I could hear Tom in the background: “In fact, that’s what we can continue to look forward to, the eyes and glare of the psychopath taking out his rage that his father was never there to help his mother care for them and now the self-destruction is certain, if you breed destruction yourself, destruction as a nation, as a world…” I stopped listening to Tom for a second.

I felt a tinge of sadness. I used to believe that we needed to get together and help each other but I never imagined that his would be done akin to slavery, where the worker paid his wages for a space on the floor and he or she was trapped but certainly equal on this level to all the other people. But you could tell, someone owned the suite and someone was organizing us, or at least garnering the benefit of our desperation and loneliness.

“This is the end we should expect,” Tom was somehow making sense. He kept going. “If it is every man-for-himself, then the families have no chance. If it is that the strange shall survive and the weak perish, then that’s all that’s left.”

The crows outside reminded me of the precarious state we were in, where the whole country seemed to be looking over a cliff. Organization as we know it will be fundamentally broken.
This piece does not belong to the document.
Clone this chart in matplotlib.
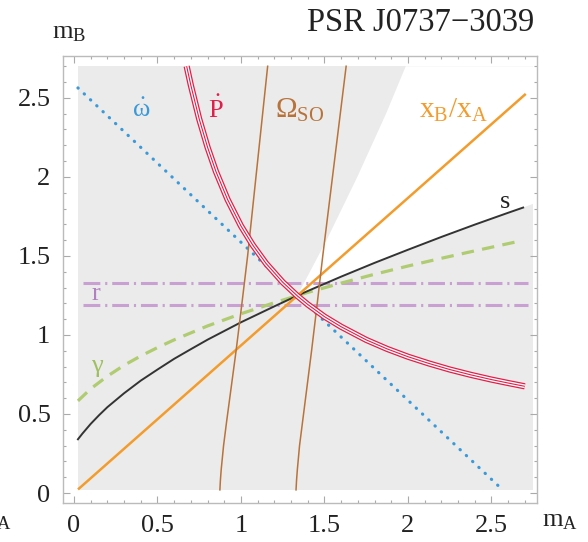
import numpy as np
import matplotlib.pyplot as plt
from matplotlib.ticker import MultipleLocator, FixedLocator, FixedFormatter

plt.rcParams['font.family'] = ['Liberation Serif', 'DejaVu Serif']
plt.rcParams['mathtext.fontset'] = 'custom'
plt.rcParams['mathtext.rm'] = 'Liberation Serif'
plt.rcParams['mathtext.it'] = 'Liberation Serif:italic'
plt.rcParams['mathtext.bf'] = 'Liberation Serif:bold'

# omega-dot: total mass line
omdot_mA = [0.024, 2.567]
omdot_mB = [2.563, 0.02]

# P-dot (orbital decay)
pdot_mA = [0.675, 0.70, 0.75, 0.80, 0.85, 0.92, 1.00, 1.07, 1.15, 1.25, 1.338,
           1.40, 1.50, 1.60, 1.75, 1.875, 2.00, 2.125, 2.25, 2.375, 2.50, 2.60, 2.70]
pdot_mB = [2.70, 2.58, 2.367, 2.188, 2.035, 1.857, 1.69, 1.57, 1.453, 1.334, 1.247,
           1.193, 1.116, 1.052, 0.969, 0.912, 0.8625, 0.82, 0.7815, 0.748, 0.7177, 0.696, 0.675]

# Omega_SO: two bounding curves
so_mB = [0.02, 0.08, 0.15, 0.3, 0.45, 0.6, 0.9, 1.2, 1.5, 1.8, 2.1, 2.4, 2.7]
so_lo_mA = [0.874, 0.877, 0.882, 0.896, 0.914, 0.933, 0.971, 1.006, 1.04, 1.07, 1.10, 1.13, 1.16]
so_hi_mA = [1.330, 1.333, 1.338, 1.351, 1.369, 1.387, 1.423, 1.457, 1.49, 1.525, 1.56, 1.595, 1.63]

# mass ratio x_B/x_A
ratio_mA = [0.03, 2.70]
ratio_mB = [0.028, 2.52]

# Shapiro s
s_mA = [0.024, 0.05, 0.1, 0.15, 0.2, 0.3, 0.4, 0.5, 0.6, 0.7, 0.8, 1.0, 1.2, 1.338, 1.4,
        1.6, 1.8, 2.0, 2.2, 2.4, 2.6, 2.69]
s_mB = [0.34, 0.375, 0.437, 0.492, 0.543, 0.631, 0.711, 0.781, 0.849, 0.91, 0.97, 1.08,
        1.181, 1.249, 1.278, 1.369, 1.456, 1.539, 1.62, 1.698, 1.773, 1.806]

# gamma
gam_mA = [0.024, 0.1, 0.2, 0.3, 0.4, 0.5, 0.6, 0.8, 1.0, 1.2, 1.4, 1.6, 1.8, 2.0, 2.2, 2.4, 2.64]
gam_mB = [0.583, 0.659, 0.739, 0.808, 0.867, 0.92, 0.969, 1.057, 1.134, 1.204, 1.269, 1.328,
          1.384, 1.436, 1.485, 1.532, 1.587]

# r (Shapiro range) bounds
r_mA = [0.054, 2.72]
r_lo = 1.19
r_hi = 1.33

# allowed (white) wedge: left edge from mass function of B
wedge_left_mA = [1.338, 1.513, 1.697, 1.869, 1.987]
wedge_left_mB = [1.249, 1.6, 2.0, 2.4, 2.70]

xticks = [0, 0.5, 1, 1.5, 2, 2.5]
xtick_labels = ['0', '0.5', '1', '1.5', '2', '2.5']
yticks = [0, 0.5, 1, 1.5, 2, 2.5]
ytick_labels = ['0', '0.5', '1', '1.5', '2', '2.5']

fig = plt.figure(figsize=(5.88, 5.42), dpi=100)
ax = fig.add_axes([0.107, 0.072, 0.806, 0.825])
ax.set_xlim(-0.066, 2.772)
ax.set_ylim(-0.063, 2.766)

# shaded excluded region
ax.fill([0.024, 2.75, 2.75, 0.024], [0.02, 0.02, 2.70, 2.70], color='#ebebeb', lw=0, zorder=0)
wx = [m for m in s_mA if m >= 1.338] + [2.75, 2.75] + wedge_left_mA[::-1]
wy = [s_mB[i] for i, m in enumerate(s_mA) if m >= 1.338] + [1.83, 2.70] + wedge_left_mB[::-1]
ax.fill(wx, wy, color='white', lw=0, zorder=0.5)

# curves
ax.plot(omdot_mA, omdot_mB, color='#3a9ad9', lw=2.3, ls=(0, (0.1, 2.6)),
        dash_capstyle='round', zorder=3)
ax.plot(r_mA, [r_hi, r_hi], color='#c9a0d2', lw=2.2, ls=(0, (5.5, 1.6, 0.7, 1.6)), zorder=2)
ax.plot(r_mA, [r_lo, r_lo], color='#c9a0d2', lw=2.2, ls=(0, (5.5, 1.6, 0.7, 1.6)), zorder=2)
ax.plot(gam_mA, gam_mB, color='#b0cc70', lw=2.3, ls=(0, (3.9, 2.6)), zorder=2)
ax.plot(s_mA, s_mB, color='#333333', lw=1.4, zorder=4)
ax.plot(ratio_mA, ratio_mB, color='#f39c2b', lw=1.8, zorder=4)
ax.plot(so_lo_mA, so_mB, color='#b8733a', lw=1.1, zorder=4)
ax.plot(so_hi_mA, so_mB, color='#b8733a', lw=1.1, zorder=4)
ax.plot(pdot_mA, pdot_mB, color='#e0204a', lw=4.5, zorder=5, solid_capstyle='butt')
ax.plot(pdot_mA, pdot_mB, color='white', lw=2.7, zorder=5, solid_capstyle='butt')
ax.plot(pdot_mA, pdot_mB, color='#e0204a', lw=0.8, zorder=5, solid_capstyle='butt')

# labels on curves
ax.text(0.40, 2.42, r'$\dot{\mathrm{\omega}}$', color='#3a9ad9', fontsize=19, ha='center', va='center')
ax.text(0.85, 2.43, r'$\dot{\mathrm{P}}$', color='#e0204a', fontsize=19, ha='center', va='center')
ax.text(1.35, 2.42, r'$\Omega_{\mathrm{SO}}$', color='#b8733a', fontsize=21, ha='center', va='center')
ax.text(2.27, 2.42, r'$\mathrm{x_B/x_A}$', color='#f39c2b', fontsize=21, ha='center', va='center')
ax.text(2.58, 1.84, 's', color='#222222', fontsize=19, ha='center', va='center')
ax.text(0.14, 0.79, r'$\mathrm{\gamma}$', color='#a0c060', fontsize=19, ha='center', va='center')
ax.text(0.13, 1.26, 'r', color='#b080c0', fontsize=19, ha='center', va='center')

# frame and ticks
for sp in ax.spines.values():
    sp.set_color('#bbbbbb')
    sp.set_linewidth(1.0)
ax.xaxis.set_major_locator(FixedLocator(xticks))
ax.xaxis.set_major_formatter(FixedFormatter(xtick_labels))
ax.yaxis.set_major_locator(FixedLocator(yticks))
ax.yaxis.set_major_formatter(FixedFormatter(ytick_labels))
ax.xaxis.set_minor_locator(MultipleLocator(0.1))
ax.yaxis.set_minor_locator(MultipleLocator(0.1))
ax.tick_params(which='both', direction='in', top=True, right=True, color='#aaaaaa',
               labelcolor='#222222', labelsize=19, width=0.8)
ax.tick_params(which='major', length=5, pad=9)
ax.tick_params(which='minor', length=2.5)

fig.text(0.716, 0.958, 'PSR J0737\u22123039', fontsize=23.5, ha='center', va='center', color='#222222')
fig.text(0.088, 0.94, r'$\mathrm{m_B}$', fontsize=19, ha='left', va='center', color='#222222')
fig.text(0.922, 0.038, r'$\mathrm{m_A}$', fontsize=19, ha='left', va='center', color='#222222')
fig.text(-0.04, 0.038, r'$\mathrm{m_A}$', fontsize=19, ha='left', va='center', color='#222222')

fig.savefig('out.png', dpi=100)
Kaypacha, an Internet-based astrologer, said in 2013, “Why doesn’t everyone just go bankrupt?” Apparently they had. What’s left when you still have to eat and sleep? I remembered the idea that our savings is our freedom, which is what Bejan would say when I was waiting tables before the 4-plex and the earthquake.

Tom said, “I don’t see a happy ending, where in the back of all the action is the inevitable personality of our nation, of people in general, a kind of Lord-of-the-Flies system of doing things.

“Just look at ourselves, what makes up our day? What are we constantly thinking? It is intimacy and the desire to be close to someone to share our fears, and to the efforts we must instill, just to deceive ourselves into making it? We are exhausted, focused, with blinders on, but there’s no other way but controlled acquisition and mergers with the intent of a deluded status of self-sufficiency and general independence? Are our hearts no longer the organ making the world sunny, or is it for men only the desire to penetrate and for women to receive and then manipulate by guilt the sacrifice of another person for their self-preservation? And yet love makes us give everything, we think, for a greater good, but that good is only slavery? After all, we’ve been trained so well that if we don’t do what they say, we are terrorists and they’ll lock us?” Tom questioned.

“We are reacting to the inevitable pressures that are upon us as ‘desiring machines’ in the middle of a life cycle. Let us now go into the other room and make babies, and let the next generation do what we did, as a second of pleasure.

“Even the criminal knows this pattern, and I believe they call this life.” Tom concluded.